Javon Moore still doesn’t look like a quarterback, but that’s only before the ball is hiked into his hands.
The 5-foot-8 Abraham Lincoln senior said when he first put on cleats for his Brooklyn Renegades youth team, he played wide receiver and corner back. But the next season, the coach — Moore’s cousin — recognized his strong arm and placed him under center, where he has been ever since.
“There was no going back,” he said. “I forgot how to tackle. I forgot how to catch. There was nothing else but quarterback.”
Abraham Lincoln was just fine with that. Railsplitters coach Shawn O’Connor remembers Moore as a seventh grader at a camp he helped run.
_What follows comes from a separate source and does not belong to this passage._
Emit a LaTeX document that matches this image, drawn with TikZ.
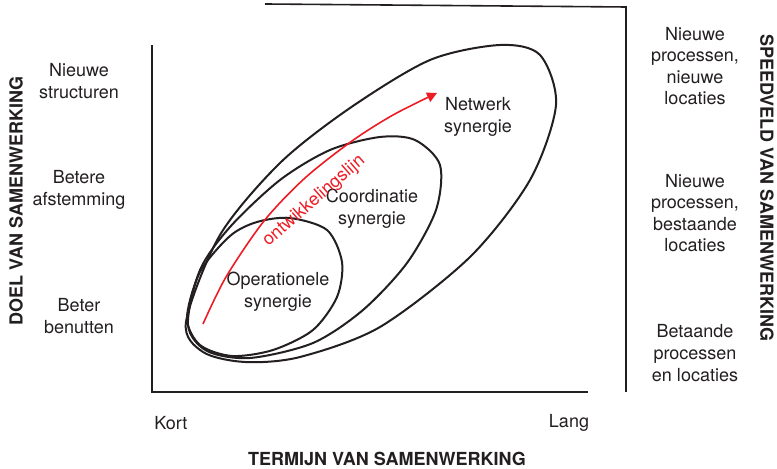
\documentclass[tikz,border=0pt]{standalone}
\usepackage{fontspec}
\setmainfont{TeX Gyre Heros}
\usetikzlibrary{arrows.meta}
\definecolor{ink}{HTML}{231F20}
\definecolor{lijnrood}{HTML}{ED1C24}
\begin{document}
\begin{tikzpicture}[x=.5pt,y=-.5pt,>={Triangle[length=5pt,width=5pt]},
  lbl/.style={align=center,inner sep=0pt,text=ink,font=\fontsize{9}{10.8}\selectfont},
  kop/.style={inner sep=0pt,text=ink,font=\fontsize{9}{10.8}\selectfont\bfseries},
  synergie/.style={line width=1pt,ink}]
\useasboundingbox (0,0) rectangle (777,469);
% assen
\draw[line width=1.1pt,ink] (152,45)--(152,392)--(588,392);
\draw[line width=.8pt,ink] (265,4)--(626,7)--(626,392);
% niveaus links
\node[lbl] (nstruct) at (79,81) {Nieuwe\\structuren};
\node[lbl] (afstem) at (79,190) {Betere\\afstemming};
\node[lbl] (benut) at (79,316) {Beter\\benutten};
\node[kop,rotate=90] (doel) at (16,201) {DOEL VAN SAMENWERKING};
% niveaus rechts
\node[lbl] (nieuwloc) at (695,66) {Nieuwe\\processen,\\nieuwe\\locaties};
\node[lbl] (bestloc) at (695,213) {Nieuwe\\processen,\\bestaande\\locaties};
\node[lbl] (betloc) at (695,353) {Betaande\\processen\\en locaties};
\node[kop,rotate=-90] (speed) at (767,188) {SPEEDVELD VAN SAMENWERKING};
% termijn
\node[lbl] (kort) at (171,423) {Kort};
\node[lbl] (lang) at (569,423) {Lang};
\node[kop] (termijn) at (387,459) {TERMIJN VAN SAMENWERKING};
% de drie synergievormen
\draw[synergie] plot[smooth cycle] coordinates {(186,322) (203,352) (245,362) (300,357)
  (380,327) (470,257) (530,180) (556,105) (540,55) (500,45) (430,60) (350,108)
  (280,163) (220,235)};
\draw[synergie] plot[smooth cycle] coordinates {(188,325) (207,351) (250,358) (313,343)
  (363,310) (407,263) (436,210) (440,165) (415,140) (380,137) (330,150) (280,180)
  (230,227) (200,270)};
\draw[synergie] plot[smooth cycle] coordinates {(187,318) (200,345) (232,356) (273,350)
  (313,330) (337,297) (342,262) (327,230) (290,218) (257,222) (230,236) (200,272)};
\node[lbl] (netwerk) at (478,117) {Netwerk\\synergie};
\node[lbl] (coord) at (372,209) {Coordinatie\\synergie};
\node[lbl] (oper) at (278,292) {Operationele\\synergie};
% ontwikkelingslijn
\draw[->,lijnrood,line width=.8pt] plot[smooth] coordinates {(203,324) (226,277) (264,221)
  (305,178) (352,141) (393,115) (437,93)};
\node[lbl,text=lijnrood,rotate=41] (ontw) at (314,201) {ontwikkelingslijn};
\end{tikzpicture}
\end{document}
He was one of the smallest kids on the field, but also one of the toughest.
“He competed in everything that he did there,” O’Connor said. “He just wanted to win.”
That’s exactly what he did in a Railsplitters uniform. Moore, who will attend Morrisville State College in the fall, was on two city-championship teams and was the most valuable player in this year’s title game, while playing on a severely sprained ankle. He also earned the Wingate Award, given by the Public School Athletic League to the best student athlete in each of its sports.
“It’s an honor to get an award and be recognized for all the things that I did this year, and all the things that my team did.”
What Moore did was throw 29 touchdowns and amass 2,090 passing yards. He did so as receivers Malik Andrews and Carlos Stewart got better around him and because of him. Moore also ran for 544 yards and four more scores. His two touchdowns and 191-yard performance on a bad ankle in the city final was the highlight of the season.
“He makes things happen.” O’Connor said.
He had a solid outing representing New York City in the Empire Challenge senior all-star game on June 25 at Hofstra University. Moore carried the ball four times for 37 yards and completed three of five passes for 24 more in New York City’s 24–18 loss to Long Island. He has already more than proven himself, especially after his senior season. The size of his heart was the only thing that mattered.
“People always looked down on him because if his size his whole life,” O’Connor said. “He epitomizes what we want to be about in this game.”